Im letzten und längsten Beitrag (171-226) des Bandes stellt Sylvie Pittia eine große Zahl von wichtigen Äußerungen Diodors über die gesamte Zeit der römischen Republik zusammen, konzentriert sich dann aber auf die Themen Pyrrhos in Sizilien, die Herrschaft Hierons II., die Punischen Kriege und die Sklavenkriege. Sie analysiert sowohl Diodors eigene Methode der Geschichtsschreibung als auch diejenige der byzantinischen Exzerptoren, denen wir die Fragmente aus Diodors Werk verdanken.

Die Beiträge des Bandes bringen, gerade aufgrund ihrer verschiedenen disziplinären Perspektiven, originelle, weiterführende und anregende Überlegungen in die Forschungsdiskussion über Diodor ein. Die Konzentration auf die sizilische Mythologie und Geschichte sowie einige gemeinsame thematische Kernfragen verknüpfen die Beiträge inhaltlich.

Leider lassen Lektorierung und Ausstattung des Bandes zu wünschen übrig: Die Texte enthalten manchen störenden Schreibfehler; die Abkürzungen und die Zitierweise der Quellen, namentlich Diodors selbst, sind uneinheitlich, einmal fehlt die Angabe zur zitierten Passage (95); die Bibliografien der Beiträge enthalten viele Überschneidungen; vor allem sind keine Register beigegeben worden.

Andererseits schließt das Buch mit (im Inhaltsverzeichnis nicht angekündigten) Zusammenfassungen aller Beiträge in französischer und in englischer Sprache (227-230).


Anmerkungen:

[1] Erwähnt sei hier zusätzlich das umfangreiche Projekt eines "Commento storico alla 'Biblioteca' di Diodoro", das eine Gruppe von italienischen Wissenschaftlern initiiert hat. Kürzlich erschienen ist der Band von G. Mariotta und A. Magnelli zum vierten Buch Diodors.

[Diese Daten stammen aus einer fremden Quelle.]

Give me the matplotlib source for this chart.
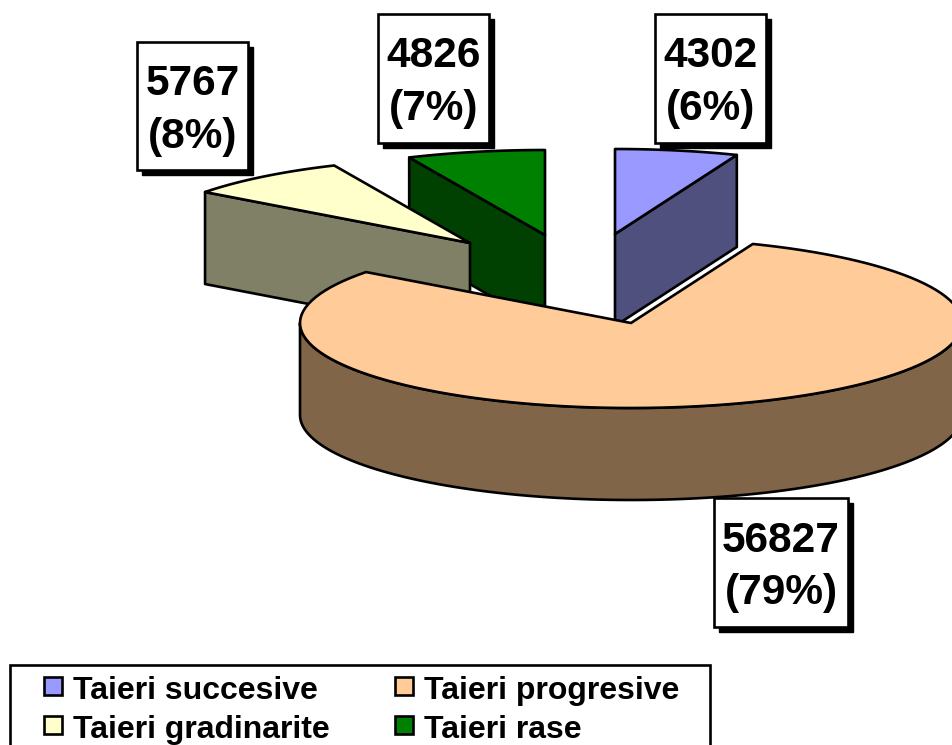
import numpy as np
import matplotlib
matplotlib.use('Agg')
import matplotlib.pyplot as plt
from matplotlib.patches import Polygon, Rectangle

# Data
categories = ['Taieri succesive', 'Taieri progresive', 'Taieri gradinarite', 'Taieri rase']
values = [4302, 56827, 5767, 4826]
top_colors = ['#9999FF', '#FFCC99', '#FFFFCC', '#008000']
side_colors = ['#50507F', '#806548', '#808066', '#004000']

plt.rcParams['font.family'] = ['Liberation Sans', 'DejaVu Sans']

fig = plt.figure(figsize=(9.52, 7.45), dpi=100)
ax = fig.add_axes([0, 0, 1, 1])
ax.set_xlim(0, 952)
ax.set_ylim(745, 0)
ax.axis('off')

RX, RY = 331, 85
DEPTH = 92
LW = 1.9

# slice apex positions (exploded), in pixels
apex = [(615, 234), (631, 323), (470, 243), (545, 235)]
# label boxes: x0, y0, x1, y1 and text baselines
boxes = [(655, 14, 766, 143, 67, 120), (714, 498, 848, 627, 552, 604),
         (137, 42, 248, 170, 95, 148), (378, 14, 489, 143, 67, 120)]

total = sum(values)
edges = np.concatenate([[0], np.cumsum(values)]) / total * 2 * np.pi


def arc(cx, cy, a0, a1, n=120):
    # angles run clockwise from 12 o'clock
    t = np.linspace(a0, a1, n)
    return np.column_stack([cx + RX * np.sin(t), cy - RY * np.cos(t)])


def add_poly(pts, color, z):
    ax.add_patch(Polygon(pts, closed=True, facecolor=color, edgecolor='black',
                         linewidth=LW, joinstyle='round', zorder=z))


def draw_slice(i, z):
    cx, cy = apex[i]
    top = arc(cx, cy, edges[i], edges[i + 1])
    down = np.array([0, DEPTH])
    if i == 1:
        # big slice shows its round outer wall
        wall = arc(cx, cy, np.pi / 2, 3 * np.pi / 2)
        add_poly(np.vstack([wall, (wall + down)[::-1]]), side_colors[i], z)
    else:
        # small slices show one flat cut face
        edge = top[-1] if i == 0 else top[0]
        corner = np.array([cx, cy])
        add_poly(np.array([corner, edge, edge + down, corner + down]), side_colors[i], z)
    add_poly(np.vstack([[cx, cy], top]), top_colors[i], z + 0.5)


# back to front
draw_slice(3, 2)
draw_slice(2, 3)
draw_slice(0, 4)
draw_slice(1, 5)

# value labels with drop shadow
for v, b in zip(values, boxes):
    x0, y0, x1, y1, base1, base2 = b
    ax.add_patch(Rectangle((x0 + 5, y0 + 5), x1 - x0, y1 - y0, facecolor='black',
                           edgecolor='black', linewidth=1, zorder=7))
    ax.add_patch(Rectangle((x0, y0), x1 - x0, y1 - y0, facecolor='white',
                           edgecolor='black', linewidth=LW, zorder=8))
    xm = (x0 + x1) / 2
    ax.text(xm, base1, str(v), ha='center', va='baseline', fontsize=30.5,
            fontweight='bold', color='black', zorder=9)
    ax.text(xm, base2, '(%d%%)' % round(100 * v / total), ha='center', va='baseline',
            fontsize=30.5, fontweight='bold', color='black', zorder=9)

# legend box runs off the bottom of the image
ax.add_patch(Rectangle((10, 665), 700, 100, facecolor='white', edgecolor='black',
                       linewidth=LW, zorder=10))
swatch_x = [44, 395, 44, 395]
swatch_y = [677, 677, 716, 716]
base_y = [699, 699, 738, 738]
for name, color, sx, sy, by in zip(categories, top_colors, swatch_x, swatch_y, base_y):
    ax.add_patch(Rectangle((sx, sy), 18, 18, facecolor=color, edgecolor='black',
                           linewidth=LW, zorder=11))
    ax.text(sx + 29, by, name, ha='left', va='baseline', fontsize=23,
            fontweight='bold', color='black', zorder=11)

fig.savefig('out.png', dpi=100)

[2] Im Überblick über die Surveys der einzelnen Territorien (89f.) fehlt ein Hinweis auf J. Bergemann / U.W. Gans: Der Bochumer Gela-Survey. Vorbericht über die Kampagnen von 2002-2004, MDAI(R) 111, 2004, 437-476. Inzwischen ist erschienen J. Bergemann: Il Gela-Survey: 3000 anni di insediamenti e storia nella Sicilia centro meridionale, Sicilia antiqua 8, 2011, 63-100.